JOB -
Output the material exactly, but drop every image it holds.

· · · · · · ·

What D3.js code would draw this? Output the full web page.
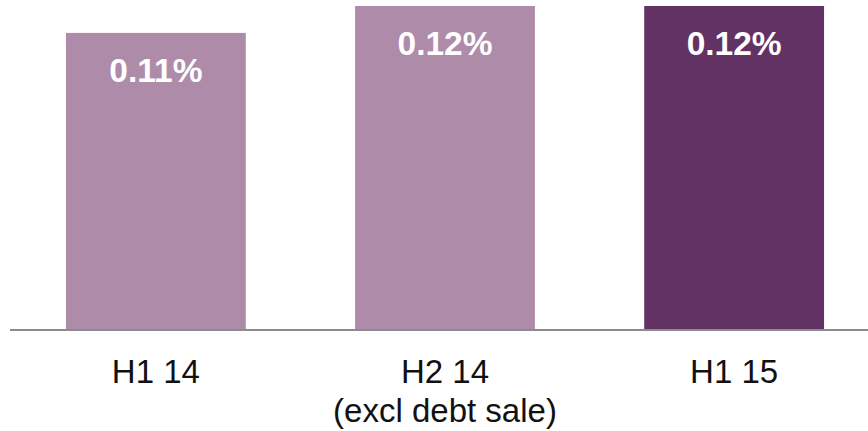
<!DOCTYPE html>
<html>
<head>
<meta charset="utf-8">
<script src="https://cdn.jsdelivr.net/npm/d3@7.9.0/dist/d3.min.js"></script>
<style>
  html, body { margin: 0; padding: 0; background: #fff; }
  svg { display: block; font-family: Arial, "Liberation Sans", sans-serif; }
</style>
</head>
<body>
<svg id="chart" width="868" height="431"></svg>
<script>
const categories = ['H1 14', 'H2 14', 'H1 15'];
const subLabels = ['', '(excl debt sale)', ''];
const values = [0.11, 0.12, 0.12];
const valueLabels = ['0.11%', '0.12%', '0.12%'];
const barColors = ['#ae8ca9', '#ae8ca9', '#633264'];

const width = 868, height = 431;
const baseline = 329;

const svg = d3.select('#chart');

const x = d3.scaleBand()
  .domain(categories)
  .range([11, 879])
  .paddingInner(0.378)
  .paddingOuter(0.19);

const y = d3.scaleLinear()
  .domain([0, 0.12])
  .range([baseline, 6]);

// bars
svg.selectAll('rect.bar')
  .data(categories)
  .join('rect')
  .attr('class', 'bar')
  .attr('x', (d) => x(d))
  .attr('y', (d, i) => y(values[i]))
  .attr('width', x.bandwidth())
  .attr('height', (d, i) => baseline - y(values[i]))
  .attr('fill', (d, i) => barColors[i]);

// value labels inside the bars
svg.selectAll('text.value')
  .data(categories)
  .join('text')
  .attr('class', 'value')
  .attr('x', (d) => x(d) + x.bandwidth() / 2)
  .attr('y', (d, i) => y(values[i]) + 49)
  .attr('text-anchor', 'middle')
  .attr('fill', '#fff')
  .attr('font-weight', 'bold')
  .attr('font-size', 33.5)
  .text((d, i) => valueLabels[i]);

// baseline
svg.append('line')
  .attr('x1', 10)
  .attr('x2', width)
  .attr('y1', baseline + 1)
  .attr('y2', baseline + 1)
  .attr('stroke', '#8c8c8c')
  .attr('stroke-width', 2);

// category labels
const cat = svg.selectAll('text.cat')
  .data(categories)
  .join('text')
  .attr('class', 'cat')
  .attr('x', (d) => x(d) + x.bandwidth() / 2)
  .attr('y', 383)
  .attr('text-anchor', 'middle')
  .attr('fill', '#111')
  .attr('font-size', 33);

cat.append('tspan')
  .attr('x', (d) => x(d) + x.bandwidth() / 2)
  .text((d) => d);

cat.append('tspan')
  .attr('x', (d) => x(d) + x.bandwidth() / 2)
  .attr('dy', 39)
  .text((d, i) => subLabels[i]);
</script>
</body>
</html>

· · · · · · ·

SOLUTION FOR THIS PROBLEM -
What D3.js code would draw this? Output the full web page.
<!DOCTYPE html>
<html>
<head>
<meta charset="utf-8">
<script src="https://cdn.jsdelivr.net/npm/d3@7.9.0/dist/d3.min.js"></script>
<style>
  html, body { margin: 0; padding: 0; background: #fff; }
  svg { display: block; font-family: Arial, "Liberation Sans", sans-serif; }
</style>
</head>
<body>
<svg id="chart" width="868" height="431"></svg>
<script>
const categories = ['H1 14', 'H2 14', 'H1 15'];
const subLabels = ['', '(excl debt sale)', ''];
const values = [0.11, 0.12, 0.12];
const valueLabels = ['0.11%', '0.12%', '0.12%'];
const barColors = ['#ae8ca9', '#ae8ca9', '#633264'];

const width = 868, height = 431;
const baseline = 329;

const svg = d3.select('#chart');

const x = d3.scaleBand()
  .domain(categories)
  .range([11, 879])
  .paddingInner(0.378)
  .paddingOuter(0.19);

const y = d3.scaleLinear()
  .domain([0, 0.12])
  .range([baseline, 6]);

// bars
svg.selectAll('rect.bar')
  .data(categories)
  .join('rect')
  .attr('class', 'bar')
  .attr('x', (d) => x(d))
  .attr('y', (d, i) => y(values[i]))
  .attr('width', x.bandwidth())
  .attr('height', (d, i) => baseline - y(values[i]))
  .attr('fill', (d, i) => barColors[i]);

// value labels inside the bars
svg.selectAll('text.value')
  .data(categories)
  .join('text')
  .attr('class', 'value')
  .attr('x', (d) => x(d) + x.bandwidth() / 2)
  .attr('y', (d, i) => y(values[i]) + 49)
  .attr('text-anchor', 'middle')
  .attr('fill', '#fff')
  .attr('font-weight', 'bold')
  .attr('font-size', 33.5)
  .text((d, i) => valueLabels[i]);

// baseline
svg.append('line')
  .attr('x1', 10)
  .attr('x2', width)
  .attr('y1', baseline + 1)
  .attr('y2', baseline + 1)
  .attr('stroke', '#8c8c8c')
  .attr('stroke-width', 2);

// category labels
const cat = svg.selectAll('text.cat')
  .data(categories)
  .join('text')
  .attr('class', 'cat')
  .attr('x', (d) => x(d) + x.bandwidth() / 2)
  .attr('y', 383)
  .attr('text-anchor', 'middle')
  .attr('fill', '#111')
  .attr('font-size', 33);

cat.append('tspan')
  .attr('x', (d) => x(d) + x.bandwidth() / 2)
  .text((d) => d);

cat.append('tspan')
  .attr('x', (d) => x(d) + x.bandwidth() / 2)
  .attr('dy', 39)
  .text((d, i) => subLabels[i]);
</script>
</body>
</html>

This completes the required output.